冒険者デビュー23(討伐を終えて 4)
パン
家に着くなり、玄関で待ち構えていた母に頬を叩かれた。
……俺ではなく姉が。
「なぜ叩かれたか、分かってるの」
厳しい声で母が言う。
「……私が、自分の欲を優先したから」
姉は頬を赤くしてうつむいている。
「そうよ、辺境伯を継ごうという者のすることじゃないわ」
「母様、リーダーは俺だから、俺が……」
姉さんもだけど俺がでしゃばったから。
「スバルは黙っておきなさい、あなたじゃないわ」
「……はい」
「緊急時だったのは分かっているわ、でもあなたはまだアイアンランク、自分のなすべきことは、別にあったんじゃないの。
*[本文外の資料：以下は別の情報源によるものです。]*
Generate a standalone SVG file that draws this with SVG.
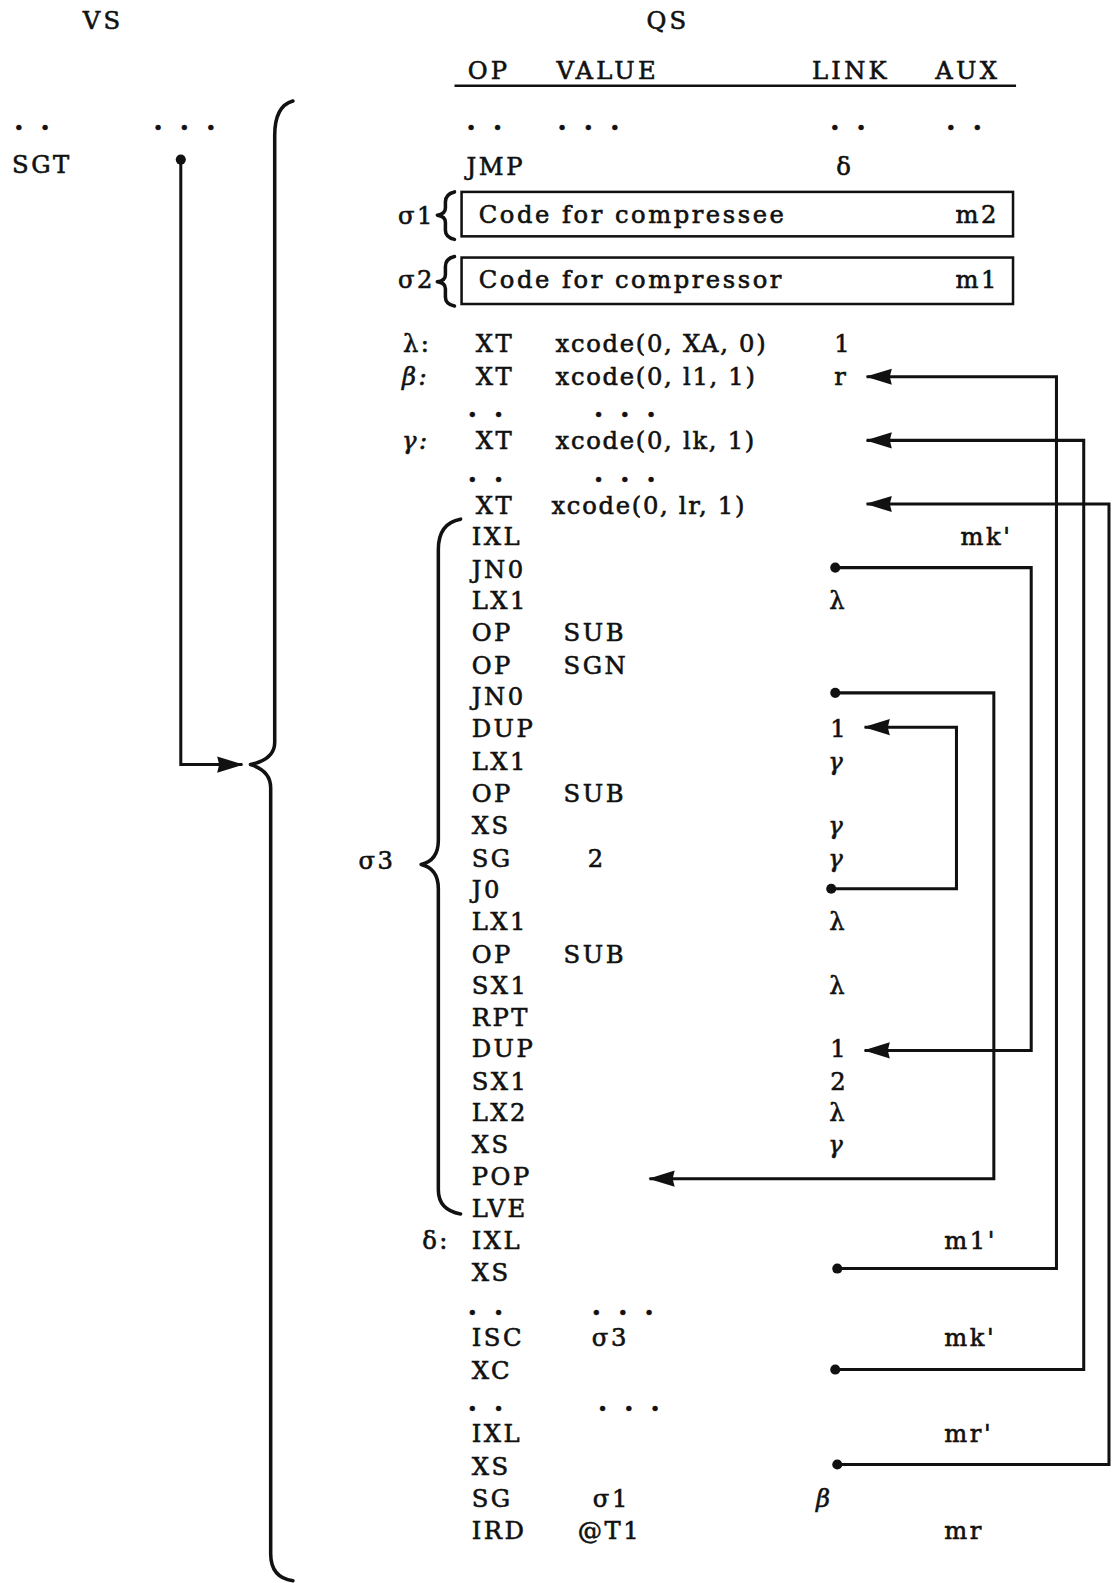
<svg xmlns="http://www.w3.org/2000/svg" width="1117" height="1583" viewBox="0 0 1117 1583">
<style>
text{font-family:"DejaVu Serif","Liberation Serif",serif;font-size:24px;fill:#111;stroke:#111;stroke-width:0.6px;letter-spacing:2.5px}
.hd{letter-spacing:3.2px}
.bx{letter-spacing:2.5px}
.xc{letter-spacing:1.7px}
.dt{font-size:26px;font-weight:bold;letter-spacing:4px}
.it{font-style:italic}
.ln{fill:none;stroke:#111;stroke-width:3}
.br{fill:none;stroke:#111;stroke-width:3.5;stroke-linecap:round;stroke-linejoin:round}
.dot{fill:#111}
</style>
<defs>
<marker id="ah" viewBox="0 0 26 18" refX="25" refY="9" markerWidth="26" markerHeight="18" markerUnits="userSpaceOnUse" orient="auto">
<path d="M0,1 L26,9 L0,17 L2,9 z" fill="#111"/>
</marker>
</defs>
<g transform="scale(1.01)">
<g id="headers">
<text class="hd" x="82" y="29">VS</text>
<text class="hd" x="640" y="29">QS</text>
<text class="hd" x="463" y="78">OP</text>
<text class="hd" x="551" y="78">VALUE</text>
<text class="hd" x="804" y="78">LINK</text>
<text class="hd" x="926" y="78">AUX</text>
<line x1="450" y1="85" x2="1006" y2="85" stroke="#111" stroke-width="2.5"/>
</g>

<g id="vs-column">
<text class="dt" x="14" y="129">. .</text>
<text class="dt" x="152" y="129">. . .</text>
<text x="12" y="171">SGT</text>
</g>

<g id="qs-top">
<text class="dt" x="462" y="129">. .</text>
<text class="dt" x="552" y="129">. . .</text>
<text class="dt" x="822" y="129">. .</text>
<text class="dt" x="937" y="129">. .</text>
<text x="462" y="173">JMP</text>
<text x="828" y="173">δ</text>
</g>

<g id="sigma1">
<text x="394" y="222">σ1</text>
<path class="br" d="M450,190 Q441,192 441,200 L441,206 Q441,212 433,213 Q441,214 441,220 L441,228 Q441,235 450,237"/>
<rect x="457" y="190" width="546" height="44" fill="none" stroke="#111" stroke-width="2.5"/>
<text class="bx" x="474" y="221">Code for compressee</text>
<text x="946" y="221">m2</text>
</g>

<g id="sigma2">
<text x="394" y="285">σ2</text>
<path class="br" d="M450,254 Q441,256 441,264 L441,272 Q441,278 433,279 Q441,280 441,286 L441,294 Q441,301 450,303"/>
<rect x="457" y="255" width="546" height="46" fill="none" stroke="#111" stroke-width="2.5"/>
<text class="bx" x="474" y="285">Code for compressor</text>
<text x="946" y="285">m1</text>
</g>

<g id="xt-rows">
<text x="399" y="349">λ:</text><text x="471" y="349">XT</text><text class="xc" x="550" y="349">xcode(0, XA, 0)</text><text x="826" y="349">1</text>
<text class="it" x="398" y="381">β:</text><text x="471" y="381">XT</text><text class="xc" x="550" y="381">xcode(0, l1, 1)</text><text x="826" y="381">r</text>
<text class="dt" x="463" y="413">. .</text><text class="dt" x="588" y="413">. . .</text>
<text class="it" x="398" y="445">γ:</text><text x="471" y="445">XT</text><text class="xc" x="550" y="445">xcode(0, lk, 1)</text>
<text class="dt" x="463" y="477">. .</text><text class="dt" x="588" y="477">. . .</text>
<text x="471" y="509">XT</text><text class="xc" x="546" y="509">xcode(0, lr, 1)</text>
</g>

<g id="sigma3">
<text x="355" y="860">σ3</text>
<path class="br" d="M456,514 Q434,518 434,544 L434,832 Q434,852 417,856 Q434,860 434,880 L434,1178 Q434,1198 456,1202"/>
<text x="467" y="540">IXL</text><text x="951" y="540">mk'</text>
<text x="467" y="572">JN0</text>
<text x="467" y="603">LX1</text><text x="821" y="603">λ</text>
<text x="467" y="635">OP</text><text x="558" y="635">SUB</text>
<text x="467" y="667">OP</text><text x="558" y="667">SGN</text>
<text x="467" y="698">JN0</text>
<text x="467" y="730">DUP</text><text x="822" y="730">1</text>
<text x="467" y="762">LX1</text><text class="it" x="820" y="762">γ</text>
<text x="467" y="794">OP</text><text x="558" y="794">SUB</text>
<text x="467" y="826">XS</text><text class="it" x="820" y="826">γ</text>
<text x="467" y="858">SG</text><text x="582" y="858">2</text><text class="it" x="820" y="858">γ</text>
<text x="467" y="889">J0</text>
<text x="467" y="921">LX1</text><text x="821" y="921">λ</text>
<text x="467" y="953">OP</text><text x="558" y="953">SUB</text>
<text x="467" y="984">SX1</text><text x="821" y="984">λ</text>
<text x="467" y="1016">RPT</text>
<text x="467" y="1047">DUP</text><text x="822" y="1047">1</text>
<text x="467" y="1079">SX1</text><text x="822" y="1079">2</text>
<text x="467" y="1110">LX2</text><text x="821" y="1110">λ</text>
<text x="467" y="1142">XS</text><text class="it" x="820" y="1142">γ</text>
<text x="467" y="1173">POP</text>
<text x="467" y="1205">LVE</text>
</g>

<g id="tail-rows">
<text x="418" y="1237">δ:</text><text x="467" y="1237">IXL</text><text x="935" y="1237">m1'</text>
<text x="467" y="1268">XS</text>
<text class="dt" x="463" y="1302">. .</text><text class="dt" x="586" y="1302">. . .</text>
<text x="467" y="1333">ISC</text><text x="586" y="1333">σ3</text><text x="935" y="1333">mk'</text>
<text x="467" y="1365">XC</text>
<text class="dt" x="463" y="1397">. .</text><text class="dt" x="592" y="1397">. . .</text>
<text x="467" y="1428">IXL</text><text x="935" y="1428">mr'</text>
<text x="467" y="1460">XS</text>
<text x="467" y="1492">SG</text><text x="587" y="1492">σ1</text><text class="it" x="808" y="1492">β</text>
<text x="467" y="1524">IRD</text><text x="572" y="1524">@T1</text><text x="935" y="1524">mr</text>
</g>

<g id="main-brace">
<path class="br" d="M290,100 Q272,105 272,134 L272,735 Q272,752 248,757 Q268,763 268,780 L268,1538 Q268,1562 290,1565"/>
</g>

<g id="connectors">
<circle class="dot" cx="179" cy="158" r="5"/>
<path class="ln" d="M179,158 V757 H240" marker-end="url(#ah)"/>

<circle class="dot" cx="827" cy="562" r="5"/>
<path class="ln" d="M827,562 H1021 V1040 H856" marker-end="url(#ah)"/>

<circle class="dot" cx="827" cy="686" r="5"/>
<path class="ln" d="M827,686 H984 V1167 H643" marker-end="url(#ah)"/>

<circle class="dot" cx="823" cy="880" r="5"/>
<path class="ln" d="M823,880 H947 V720 H856" marker-end="url(#ah)"/>

<circle class="dot" cx="829" cy="1256" r="5"/>
<path class="ln" d="M829,1256 H1046 V373 H858" marker-end="url(#ah)"/>

<circle class="dot" cx="827" cy="1356" r="5"/>
<path class="ln" d="M827,1356 H1073 V436 H858" marker-end="url(#ah)"/>

<circle class="dot" cx="829" cy="1450" r="5"/>
<path class="ln" d="M829,1450 H1098 V499 H858" marker-end="url(#ah)"/>
</g>
</g>
</svg>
万が一全滅していたら、この辺境伯はどうなると思っているの」
「……ごめんなさい」
ついに、姉が泣き出す。
「フェレナ、あなたがついていながらなんという有様です」
「……申し訳ありませんでした」
「良いですか、あなたたちはまだ子どもよ。自分の力を過信しすぎるといつか自分自身の身を滅ぼすわ。冒険者として何より大切なのは、自分の身そして仲間の身の安全よ。それを肝に命じておきなさい」
厳しい言葉だからこそ、胸に刺さる。
「……無事で良かったわ」
母が俺たちを代わる代わる抱きしめる。
「ごめんなさい」
俺とフェレナも涙が溢れてきた。
「冒険者なら命をかけなければならないこともあるのは、分かっているわ。でもあなたちは同時に辺境伯の子どもであることも忘れないでね」
「……はい」
「さ、疲れたでしょうから、今日は早く寝なさい」
いつもの笑顔の母に戻る。
俺はそのまま自室に戻るなり、疲れがピークに達していたのか死んだように眠った。
♢ ♢ ♢ ♢
暗闇の中、通信球が光っている。
「これは騎士団の落ち度ですよ」
「……分かってる」
「分かってるって、何が分かってるんですか」
母が激昂していた。
「……すまない」
「もし街にワイバーンが到達していたら、死者がどれだけでたことが」
「……ああ」
「子どもたちだって、危険な目にあったんですよ」
「アランから、ステファニーとフェレナで一匹仕留めたと聞いたぞ」
「だから何です!万が一怪我でもしてたら取り返しがつかないんですよ。だから、2人をあなたは連れて行かなかったんじゃありませんか」
「……すまない」
「原因は分かってるんですか」
「いや、まだだ」
「至急、原因を突き止めてください」
「分かった」
「騎士団の方の被害状況は?」
「重症者が1名、中程度の怪我人が十数名、軽症が多数だ。全員命に別状はない。ヒーラーにより、重症者から治療にあたっている」
「そうですか……いつ頃こちらに戻られますか」
「おそらくあと2週間後くらいになると思う」
「分かりました。……先ほどは少し言いすぎました。申し訳ありません」
「いや、俺の方が配慮が足らなかった。すまない。……子どもたちが無事でよかった」
「……ええ」
「街の方はどうだ?」
「やはり騎士団がいない隙を狙って、犯罪者が集まってきているようです」
「アランに頼んで街の警備を強化してもらおう」
「分かりました。これを機会に犯罪者を一掃できると良いんですけど」
「ああ、だが人手が足りないだろうな」
「ええ」
「いろいろすまない。メルリシア」
「お互い様ですわ。……ただ、子どもたちの成長が思っている以上に早くて、私自身ついていけてないのかもしれません」
「……楽しみでもあり、不安でもあるな」
「ええ、どこまであの子たちの手を引けるのか、いつの間にか親の手を離れて飛び出していきそうです」
「それも成長か……俺たちもそうだったからな」
「ステファニーはあなたそっくりですわ」
「いや、メルリシアそっくりだと思うぞ」
「スバルは……よく分かりません」
「そう言えば、スバルの新しいテイムモンスターは大丈夫か?」
「はい。今のところですが」
「……スバルは誰に似たんだろうな」
「……本当に」
「いろいろありがとう」
「いえ、身体に気を付けて。また連絡します」
「メルリシアも。お休み」
「お休みなさい」
通信球が暗くなり、部屋は暗闇に沈んだ。